Generous with her time, wealth and attentions paid to burgeoning young talents (Janet Leigh was one of her discoveries and she prodded MGM for Leigh’s screen test), Shearer was the radiant quintessence of a classy leading lady; a woman to whom the word ‘competition’ meant the opportunity to improve upon one’s own accomplishment but never at the expense of someone else’s. Not that this courtesy was always reciprocated or even admired.

“How can I compete with her?” Joan Crawford used to lament, “She sleeps with the boss.”

True - but Norma’s was a enchanting screen presence all her own; a divinely stubborn enigma advocating, as one critic put it, “the very thing that in other women would be cheap or common” but that in Norma flourished as clever – if a tad naughty. As an actress she exudes a profound serenity and respectability even when playing the most audacious, sometimes ever so wicked and déclassé ladies. That undercurrent of exquisite fortitude, poise and spirited conviction; attributes vanished from our morally insincere ensemble of current leading ladies in the movie landscape and, in fact, our world, is never absent from the Shearer mystique.

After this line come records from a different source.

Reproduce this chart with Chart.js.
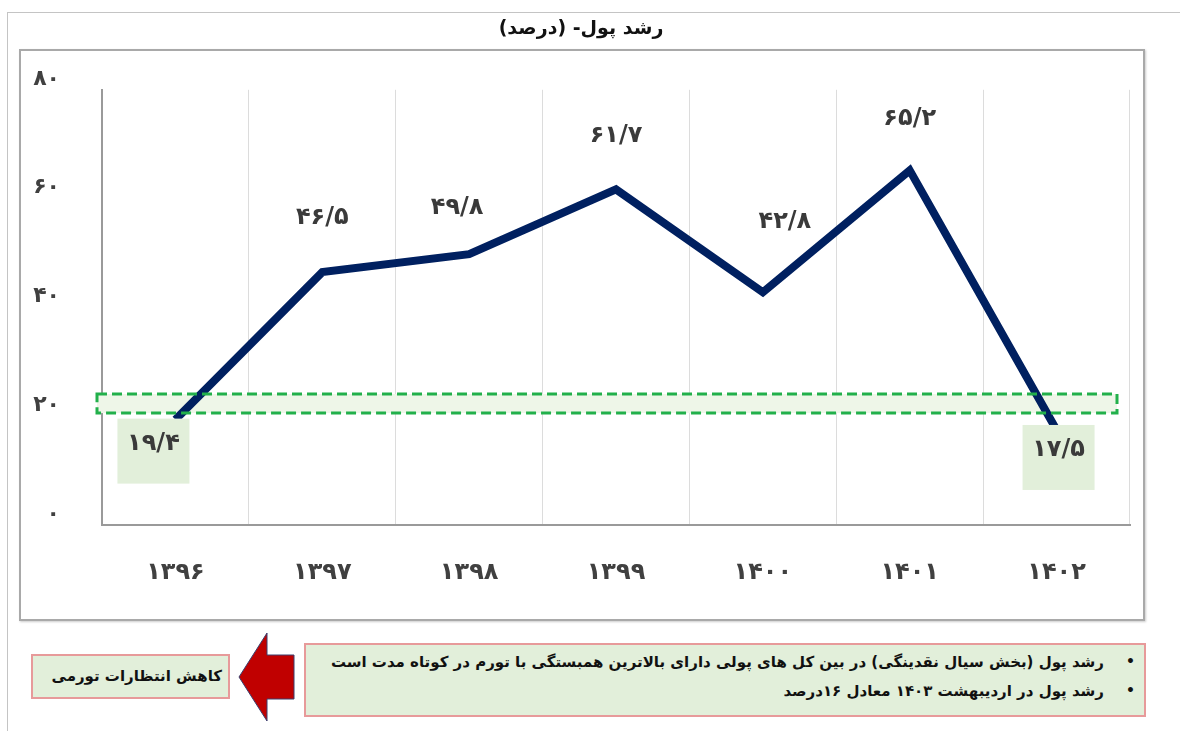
<!DOCTYPE html>
<html lang="fa">
<head>
<meta charset="utf-8">
<script src="https://cdn.jsdelivr.net/npm/chart.js@4.4.1/dist/chart.umd.min.js"></script>
<style>
  body { margin: 0; width: 1180px; height: 731px; background: #fff; position: relative; overflow: hidden; font-family: 'DejaVu Sans', sans-serif; }
  .line-top { position: absolute; left: 7px; top: 12px; width: 1173px; height: 1px; background: #c4c4c4; }
  .line-left { position: absolute; left: 7px; top: 12px; width: 1px; height: 719px; background: #c4c4c4; }
  .inner { position: absolute; left: 19px; top: 49px; width: 1126px; height: 572px; box-sizing: border-box; border: 2px solid #a9a9a9; box-shadow: 1px 1px 2px #ccc; }
  #chart { position: absolute; left: 0; top: 0; }
  .box { position: absolute; box-sizing: border-box; background: #e2efda; border: 2px solid #e79a9a; color: #111; font-weight: bold; direction: rtl; }
  .left-box { left: 31px; top: 654px; width: 199px; height: 45px; font-size: 15px; line-height: 41px; padding-right: 6px; text-align: right; }
  .right-box { left: 304px; top: 643px; width: 842px; height: 74px; font-size: 15px; }
  .right-box .row { position: absolute; right: 40px; white-space: nowrap; }
  .right-box .dot { position: absolute; right: 9px; font-size: 14px; }
  svg { position: absolute; left: 0; top: 0; }
</style>
</head>
<body>
<div class="line-top"></div>
<div class="line-left"></div>
<div class="inner"></div>
<canvas id="chart" width="1180" height="620" dir="rtl"></canvas>

<svg width="1180" height="731">
  <polygon points="239,677 267,633 267,655 294,655 294,699 267,699 267,721" fill="#c00000" stroke="#3b3f6e" stroke-width="1"/>
</svg>
<div class="box left-box">کاهش انتظارات تورمی</div>
<div class="box right-box">
  <span class="dot" style="top:8px">•</span>
  <span class="row" style="top:8px">رشد پول (بخش سیال نقدینگی) در بین کل های پولی دارای بالاترین همبستگی با تورم در کوتاه مدت است</span>
  <span class="dot" style="top:37px">•</span>
  <span class="row" style="top:37px">رشد پول در اردیبهشت ۱۴۰۳ معادل ۱۶درصد</span>
</div>

<script>
// داده ها
const years = ['۱۳۹۶', '۱۳۹۷', '۱۳۹۸', '۱۳۹۹', '۱۴۰۰', '۱۴۰۱', '۱۴۰۲'];
const moneyGrowth = [19.4, 46.5, 49.8, 61.7, 42.8, 65.2, 17.5];
const yTicks = [0, 20, 40, 60, 80];
const targetBand = [20.6, 24.1];   // کادر سبز خط چین
const chartTitle = 'رشد پول- (درصد)';

// تبدیل عدد به ارقام فارسی
function toFa(v) {
    return String(v).replace('.', '/').replace(/\d/g, d => '۰۱۲۳۴۵۶۷۸۹'[d]);
}

// جای برچسب ها نسبت به نقطه
const labelPlace = [
    { dx: -22, dy: 24, box: true },
    { dx: 0, dy: -54 },
    { dx: -12, dy: -46 },
    { dx: 0, dy: -54 },
    { dx: 22, dy: -70 },
    { dx: 0, dy: -52 },
    { dx: 2, dy: 20, box: true }
];

const bandPlugin = {
    id: 'band',
    beforeDatasetsDraw(chart) {
        const { ctx, chartArea, scales } = chart;
        const y1 = scales.y.getPixelForValue(targetBand[1]);
        const y0 = scales.y.getPixelForValue(targetBand[0]);
        ctx.save();
        ctx.fillStyle = '#eef6e8';
        ctx.fillRect(chartArea.left - 5, y1, chartArea.right - 13 - (chartArea.left - 5), y0 - y1);
        ctx.restore();
    },
    afterDatasetsDraw(chart) {
        const { ctx, chartArea, scales } = chart;
        const y1 = scales.y.getPixelForValue(targetBand[1]);
        const y0 = scales.y.getPixelForValue(targetBand[0]);
        ctx.save();
        ctx.strokeStyle = '#22b04b';
        ctx.lineWidth = 3;
        ctx.setLineDash([10, 5]);
        ctx.strokeRect(chartArea.left - 5, y1, chartArea.right - 13 - (chartArea.left - 5), y0 - y1);
        ctx.restore();

        // برچسب مقادیر
        const meta = chart.getDatasetMeta(0);
        ctx.save();
        ctx.font = 'bold 24px "DejaVu Sans"';
        ctx.textAlign = 'center';
        ctx.textBaseline = 'middle';
        meta.data.forEach((pt, i) => {
            const p = labelPlace[i];
            const x = pt.x + p.dx, y = pt.y + p.dy;
            if (p.box) {
                ctx.fillStyle = '#e2efda';
                ctx.fillRect(x - 36, y - 25, 72, 65);
            }
            ctx.fillStyle = '#3a3a3a';
            ctx.fillText(toFa(moneyGrowth[i]), x, y);
        });
        ctx.restore();
    }
};

Chart.defaults.font.family = "'DejaVu Sans'";

new Chart(document.getElementById('chart'), {
    type: 'line',
    data: {
        labels: years,
        datasets: [{
            data: moneyGrowth,
            borderColor: '#002060',
            borderWidth: 8,
            borderJoinStyle: 'miter',
            pointRadius: 0,
            tension: 0
        }]
    },
    options: {
        responsive: false,
        animation: false,
        devicePixelRatio: 1,
        layout: { padding: { left: 32, right: 50, bottom: 0 } },
        plugins: {
            legend: { display: false },
            tooltip: { enabled: false },
            title: {
                display: true,
                text: chartTitle,
                color: '#111',
                font: { size: 19, weight: 'bold' },
                padding: { top: 18, bottom: 49 }
            }
        },
        scales: {
            x: {
                offset: true,
                grid: { display: true, offset: true, color: '#dcdcdc', drawTicks: false },
                border: { display: true, color: '#9a9a9a', width: 2 },
                ticks: { color: '#404040', padding: 33, font: { size: 24, weight: 'bold' } }
            },
            y: {
                min: 0,
                max: 80,
                afterFit(scale) { scale.width = 70; },
                afterBuildTicks(scale) { scale.ticks = yTicks.map(v => ({ value: v })); },
                grid: { display: false, drawTicks: false },
                border: { display: true, color: '#9a9a9a', width: 2 },
                ticks: {
                    color: '#404040',
                    padding: 42,
                    labelOffset: -11,
                    font: { size: 22, weight: 'bold' },
                    callback: v => toFa(v)
                }
            }
        }
    },
    plugins: [bandPlugin]
});
</script>
</body>
</html>
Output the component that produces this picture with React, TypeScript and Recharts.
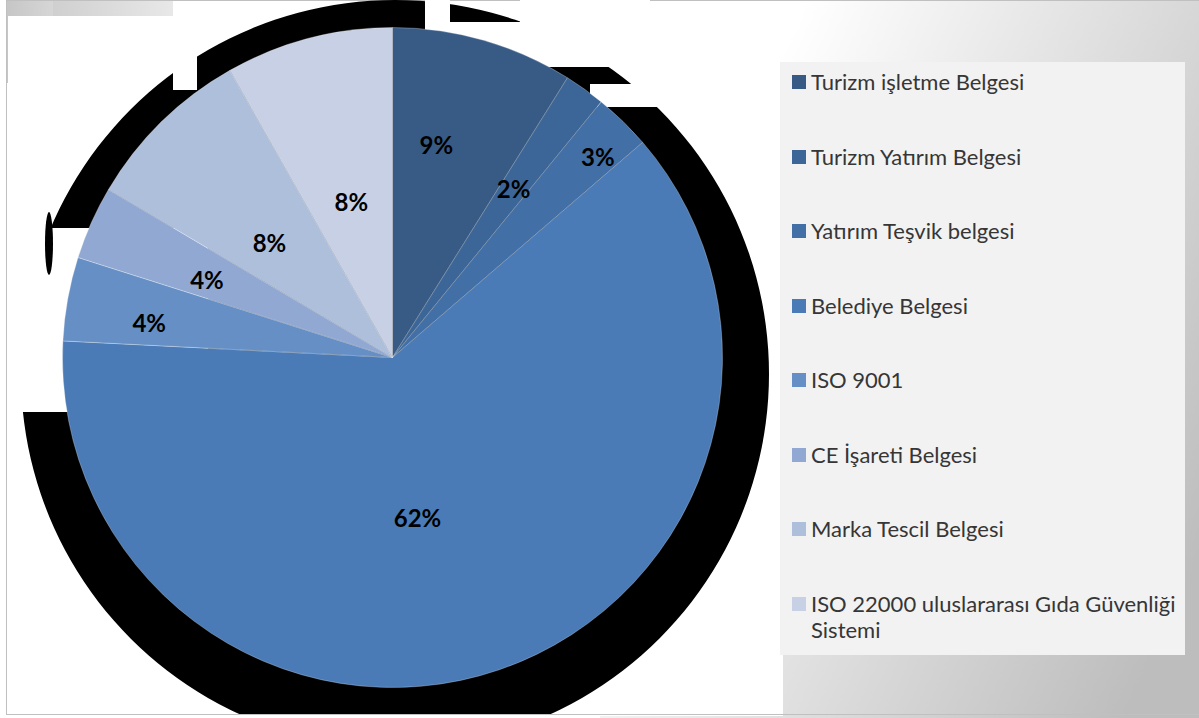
import React from 'react';
import { PieChart, Pie, Cell, Legend } from 'recharts';

// Belge türleri (legend order = slice order, clockwise from 12 o'clock)
const CATEGORIES = [
  'Turizm işletme Belgesi',
  'Turizm Yatırım Belgesi',
  'Yatırım Teşvik belgesi',
  'Belediye Belgesi',
  'ISO 9001',
  'CE İşareti Belgesi',
  'Marka Tescil Belgesi',
  'ISO 22000 uluslararası Gıda Güvenliği Sistemi',
];

// shares in percent, read from the slice boundaries
const SHARES = [8.9, 2.0, 2.8, 62.1, 4.1, 3.6, 8.3, 8.2];

const COLORS = [
  '#385B86',
  '#3C6697',
  '#426FA5',
  '#4A7BB7',
  '#6690C5',
  '#91A8D2',
  '#AEBFDC',
  '#C7D0E4',
];

// label placement ("best fit" in the original): fraction of radius, and a
// clockwise nudge in degrees away from the slice's mid angle
const LABEL_RADIUS = [0.66, 0.63, 0.87, 0.49, 0.745, 0.61, 0.51, 0.49];
const LABEL_NUDGE = [-4.4, 0, 1.4, 10, -2, -1.3, -2.5, 0];

const RADIAN = Math.PI / 180;
const W = 1199;
const H = 718;
// PieChart adds its 5px default margin to pixel cx/cy
const M = 5;

const data = CATEGORIES.map((name, i) => ({ name, value: SHARES[i] }));
const shadowData = [{ name: 'shadow', value: 1 }];

const renderLabel = (props: any) => {
  const { cx, cy, midAngle, outerRadius, percent, index } = props;
  const r = outerRadius * LABEL_RADIUS[index];
  const a = (midAngle - LABEL_NUDGE[index]) * RADIAN;
  const x = cx + r * Math.cos(-a);
  const y = cy + r * Math.sin(-a);
  return (
    <text
      x={x}
      y={y}
      textAnchor="middle"
      dominantBaseline="central"
      fill="#000000"
      fontFamily="Lato, 'Open Sans', sans-serif"
      fontWeight={700}
      fontSize={24}
    >
      {`${Math.round(percent * 100)}%`}
    </text>
  );
};

const renderLegend = (props: any) => {
  // keep the slice order instead of alphabetical
  const payload = [...(props.payload || [])].sort(
    (a: any, b: any) => CATEGORIES.indexOf(a.value) - CATEGORIES.indexOf(b.value)
  );
  return (
    <div
      style={{
        width: 405,
        height: 593,
        boxSizing: 'border-box',
        background: '#f2f2f2',
        paddingTop: 7,
        paddingLeft: 12,
        paddingRight: 3,
        fontFamily: "Lato, 'Open Sans', sans-serif",
        fontSize: 22,
        color: '#363636',
      }}
    >
      {payload.map((entry: any, i: number) => (
        <div key={`leg-${i}`} style={{ display: 'flex', alignItems: 'flex-start', height: 74.5 }}>
          <span
            style={{
              width: 14,
              height: 14,
              marginTop: 6,
              flex: '0 0 14px',
              background: entry.color,
            }}
          />
          <span style={{ marginLeft: 5, lineHeight: '26px', textAlign: 'left' }}>{entry.value}</span>
        </div>
      ))}
    </div>
  );
};

const abs = (left: number, top: number, width: number, height: number, background: string): React.CSSProperties => ({
  position: 'absolute',
  left,
  top,
  width,
  height,
  background,
});

export default function App() {
  return (
    <div style={{ position: 'absolute', left: 0, top: 0, width: W, height: H, background: '#ffffff', overflow: 'hidden' }}>
      {/* frame background */}
      <div style={abs(600, 0, 599, 718, 'linear-gradient(115deg, #ffffff 22%, #bdbdbd 92%)')} />
      <div style={abs(7, 0, 166, 16, 'linear-gradient(to right, #c6c6c6, #e8e8e8)')} />
      <div style={abs(7, 0, 46, 83, 'linear-gradient(to right, #c6c6c6, #d6d6d6)')} />
      <div style={abs(8, 16, 775, 700, '#ffffff')} />
      <div
        style={{
          position: 'absolute',
          left: 6,
          top: 0,
          width: 1199,
          height: 715,
          border: '1px solid #c0c0c0',
          boxSizing: 'border-box',
        }}
      />

      {/* black shadow disc behind the pie */}
      <div style={{ position: 'absolute', left: 0, top: 0, width: W, height: 714, overflow: 'hidden' }}>
        <PieChart width={W} height={H}>
          <Pie
            data={shadowData}
            dataKey="value"
            cx={395 - M}
            cy={374 - M}
            outerRadius={374}
            fill="#000000"
            stroke="none"
            isAnimationActive={false}
          />
        </PieChart>
      </div>
      {/* gaps where the shadow is missing */}
      <div style={abs(8, 228, 200, 184, '#ffffff')} />
      <div style={{ ...abs(45, 212, 8, 63, '#000000'), borderRadius: '50%' }} />
      <div style={abs(173, 30, 24, 60, '#ffffff')} />
      <div style={abs(425, 0, 25, 40, '#ffffff')} />
      <div style={abs(450, 22, 70, 40, '#ffffff')} />
      <div style={abs(520, 0, 130, 67, '#ffffff')} />
      <div style={abs(590, 84, 70, 23, '#ffffff')} />

      {/* main pie */}
      <div style={{ position: 'absolute', left: 0, top: 0 }}>
        <PieChart width={W} height={H}>
          <Pie
            data={data}
            dataKey="value"
            nameKey="name"
            cx={392.5 - M}
            cy={357.5 - M}
            outerRadius={330}
            startAngle={90}
            endAngle={-270}
            stroke="rgba(255,255,255,0.35)"
            strokeWidth={0.8}
            labelLine={false}
            label={renderLabel}
            isAnimationActive={false}
          >
            {data.map((entry, index) => (
              <Cell key={`cell-${index}`} fill={COLORS[index % COLORS.length]} />
            ))}
          </Pie>
          <Legend
            layout="vertical"
            align="right"
            verticalAlign="top"
            content={renderLegend}
            wrapperStyle={{ position: 'absolute', left: 780, top: 62, width: 405, height: 593 }}
          />
        </PieChart>
      </div>
    </div>
  );
}
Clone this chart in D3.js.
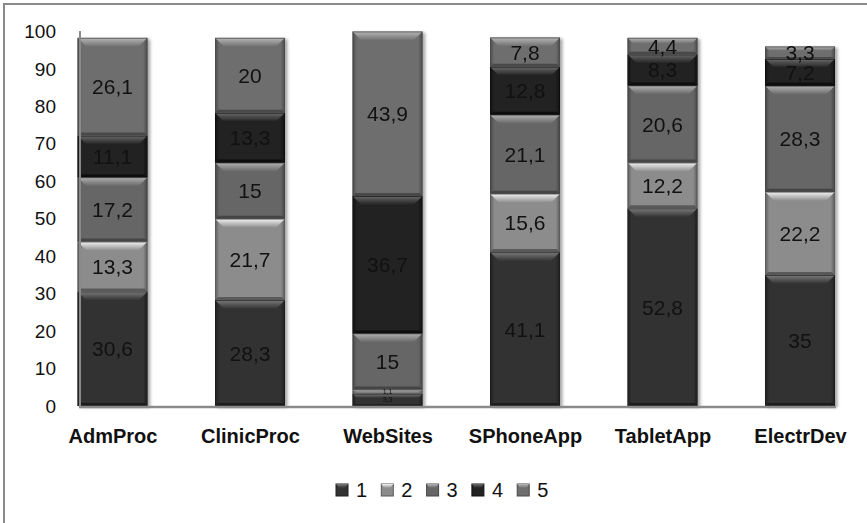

What Norma Shearer most vivaciously represents is the odd contradiction between something unattainable, yet decidedly accessible – a glimpse into human perfection. She is ever more the star than the legend, further the woman than the star and quite definitely animated and fundamental to us now, even as the ghost flowers of her caste have departed into their grand paradise of almost forgotten bluebirds in the sky.